* Begin Collected data *

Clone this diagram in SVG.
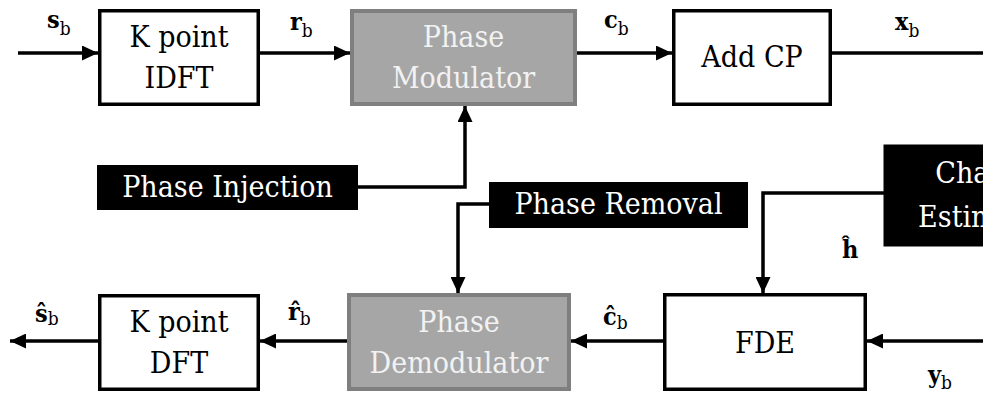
<svg xmlns="http://www.w3.org/2000/svg" width="983" height="394" viewBox="0 0 983 394">
<defs>
<marker id="ah" markerUnits="userSpaceOnUse" markerWidth="16" markerHeight="15" refX="16" refY="7.5" orient="auto">
<path d="M0,0 L16,7.5 L0,15 z" fill="#000"/>
</marker>
<style>
.box{fill:#fff;stroke:#000;stroke-width:3.5}
.gbox{fill:#a6a6a6;stroke:#7f7f7f;stroke-width:4}
.bbox{fill:#000;stroke:#000;stroke-width:1}
.t{font-family:'DejaVu Serif Condensed','DejaVu Serif','Liberation Serif',serif;font-size:30px;text-anchor:middle;fill:#000}
.tg{fill:#f2f2f2}
.tw{fill:#fff}
.lbl{font-family:'DejaVu Serif Condensed','DejaVu Serif','Liberation Serif',serif;font-size:25px;font-weight:bold;fill:#000}
.sub{font-size:19px;font-weight:normal}
.c{fill:none;stroke:#000;stroke-width:3.5}
.a{marker-end:url(#ah)}
</style>
</defs>
<rect width="983" height="394" fill="#fff"/>
<g id="connectors">
<path class="c a" d="M18,53 H98"/>
<path class="c a" d="M260,53 H350"/>
<path class="c a" d="M577,53 H672"/>
<path class="c" d="M832,53 H983"/>
<path class="c a" d="M357,187 H465 V106"/>
<path class="c a" d="M489,204 H458 V293"/>
<path class="c a" d="M884,193 H763 V293"/>
<path class="c a" d="M663,341 H571"/>
<path class="c a" d="M347,341 H260"/>
<path class="c a" d="M98,341 H10"/>
<path class="c a" d="M983,341 H867"/>
</g>
<g id="idft">
<rect class="box" x="99.75" y="10.75" width="158.5" height="93.5"/>
<text class="t" x="179" y="47">K point</text>
<text class="t" x="179" y="88">IDFT</text>
</g>
<g id="modulator">
<rect class="gbox" x="352" y="11" width="223" height="93"/>
<text class="t tg" x="463.5" y="47">Phase</text>
<text class="t tg" x="463.5" y="88">Modulator</text>
</g>
<g id="addcp">
<rect class="box" x="673.75" y="10.75" width="156.5" height="93.5"/>
<text class="t" x="752" y="67">Add CP</text>
</g>
<g id="injection">
<rect class="bbox" x="97.5" y="165.5" width="260" height="44"/>
<text class="t tw" x="227.5" y="197">Phase Injection</text>
</g>
<g id="removal">
<rect class="bbox" x="489.5" y="182.5" width="258" height="45"/>
<text class="t tw" x="618.5" y="214">Phase Removal</text>
</g>
<g id="channel">
<rect class="bbox" x="884" y="145" width="216" height="101"/>
<text class="t tw" x="992" y="183">Channel</text>
<text class="t tw" x="992" y="227">Estimation</text>
</g>
<g id="dft">
<rect class="box" x="99.75" y="295.75" width="158.5" height="93.5"/>
<text class="t" x="179" y="332">K point</text>
<text class="t" x="179" y="373">DFT</text>
</g>
<g id="demodulator">
<rect class="gbox" x="349" y="295" width="220" height="94"/>
<text class="t tg" x="459" y="332">Phase</text>
<text class="t tg" x="459" y="373">Demodulator</text>
</g>
<g id="fde">
<rect class="box" x="664.75" y="294.75" width="200.5" height="94.5"/>
<text class="t" x="765" y="353">FDE</text>
</g>
<g id="labels">
<text class="lbl" x="47" y="28">s<tspan class="sub" dy="7">b</tspan></text>
<text class="lbl" x="290" y="30">r<tspan class="sub" dy="7">b</tspan></text>
<text class="lbl" x="604" y="28">c<tspan class="sub" dy="7">b</tspan></text>
<text class="lbl" x="895" y="30">x<tspan class="sub" dy="7">b</tspan></text>
<text class="lbl" x="35" y="322">ŝ<tspan class="sub" dy="3">b</tspan></text>
<text class="lbl" x="288" y="320">r̂<tspan class="sub" dy="5">b</tspan></text>
<text class="lbl" x="603" y="325">ĉ<tspan class="sub" dy="4">b</tspan></text>
<text class="lbl" x="842" y="258">ĥ</text>
<text class="lbl" x="928" y="383">y<tspan class="sub" dy="6">b</tspan></text>
</g>
</svg>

* End Collected data *

• **Task**: Send back the data above word for word, with the pictures left out.

• **Solution for this problem**:
Clone this diagram in SVG.
<svg xmlns="http://www.w3.org/2000/svg" width="983" height="394" viewBox="0 0 983 394">
<defs>
<marker id="ah" markerUnits="userSpaceOnUse" markerWidth="16" markerHeight="15" refX="16" refY="7.5" orient="auto">
<path d="M0,0 L16,7.5 L0,15 z" fill="#000"/>
</marker>
<style>
.box{fill:#fff;stroke:#000;stroke-width:3.5}
.gbox{fill:#a6a6a6;stroke:#7f7f7f;stroke-width:4}
.bbox{fill:#000;stroke:#000;stroke-width:1}
.t{font-family:'DejaVu Serif Condensed','DejaVu Serif','Liberation Serif',serif;font-size:30px;text-anchor:middle;fill:#000}
.tg{fill:#f2f2f2}
.tw{fill:#fff}
.lbl{font-family:'DejaVu Serif Condensed','DejaVu Serif','Liberation Serif',serif;font-size:25px;font-weight:bold;fill:#000}
.sub{font-size:19px;font-weight:normal}
.c{fill:none;stroke:#000;stroke-width:3.5}
.a{marker-end:url(#ah)}
</style>
</defs>
<rect width="983" height="394" fill="#fff"/>
<g id="connectors">
<path class="c a" d="M18,53 H98"/>
<path class="c a" d="M260,53 H350"/>
<path class="c a" d="M577,53 H672"/>
<path class="c" d="M832,53 H983"/>
<path class="c a" d="M357,187 H465 V106"/>
<path class="c a" d="M489,204 H458 V293"/>
<path class="c a" d="M884,193 H763 V293"/>
<path class="c a" d="M663,341 H571"/>
<path class="c a" d="M347,341 H260"/>
<path class="c a" d="M98,341 H10"/>
<path class="c a" d="M983,341 H867"/>
</g>
<g id="idft">
<rect class="box" x="99.75" y="10.75" width="158.5" height="93.5"/>
<text class="t" x="179" y="47">K point</text>
<text class="t" x="179" y="88">IDFT</text>
</g>
<g id="modulator">
<rect class="gbox" x="352" y="11" width="223" height="93"/>
<text class="t tg" x="463.5" y="47">Phase</text>
<text class="t tg" x="463.5" y="88">Modulator</text>
</g>
<g id="addcp">
<rect class="box" x="673.75" y="10.75" width="156.5" height="93.5"/>
<text class="t" x="752" y="67">Add CP</text>
</g>
<g id="injection">
<rect class="bbox" x="97.5" y="165.5" width="260" height="44"/>
<text class="t tw" x="227.5" y="197">Phase Injection</text>
</g>
<g id="removal">
<rect class="bbox" x="489.5" y="182.5" width="258" height="45"/>
<text class="t tw" x="618.5" y="214">Phase Removal</text>
</g>
<g id="channel">
<rect class="bbox" x="884" y="145" width="216" height="101"/>
<text class="t tw" x="992" y="183">Channel</text>
<text class="t tw" x="992" y="227">Estimation</text>
</g>
<g id="dft">
<rect class="box" x="99.75" y="295.75" width="158.5" height="93.5"/>
<text class="t" x="179" y="332">K point</text>
<text class="t" x="179" y="373">DFT</text>
</g>
<g id="demodulator">
<rect class="gbox" x="349" y="295" width="220" height="94"/>
<text class="t tg" x="459" y="332">Phase</text>
<text class="t tg" x="459" y="373">Demodulator</text>
</g>
<g id="fde">
<rect class="box" x="664.75" y="294.75" width="200.5" height="94.5"/>
<text class="t" x="765" y="353">FDE</text>
</g>
<g id="labels">
<text class="lbl" x="47" y="28">s<tspan class="sub" dy="7">b</tspan></text>
<text class="lbl" x="290" y="30">r<tspan class="sub" dy="7">b</tspan></text>
<text class="lbl" x="604" y="28">c<tspan class="sub" dy="7">b</tspan></text>
<text class="lbl" x="895" y="30">x<tspan class="sub" dy="7">b</tspan></text>
<text class="lbl" x="35" y="322">ŝ<tspan class="sub" dy="3">b</tspan></text>
<text class="lbl" x="288" y="320">r̂<tspan class="sub" dy="5">b</tspan></text>
<text class="lbl" x="603" y="325">ĉ<tspan class="sub" dy="4">b</tspan></text>
<text class="lbl" x="842" y="258">ĥ</text>
<text class="lbl" x="928" y="383">y<tspan class="sub" dy="6">b</tspan></text>
</g>
</svg>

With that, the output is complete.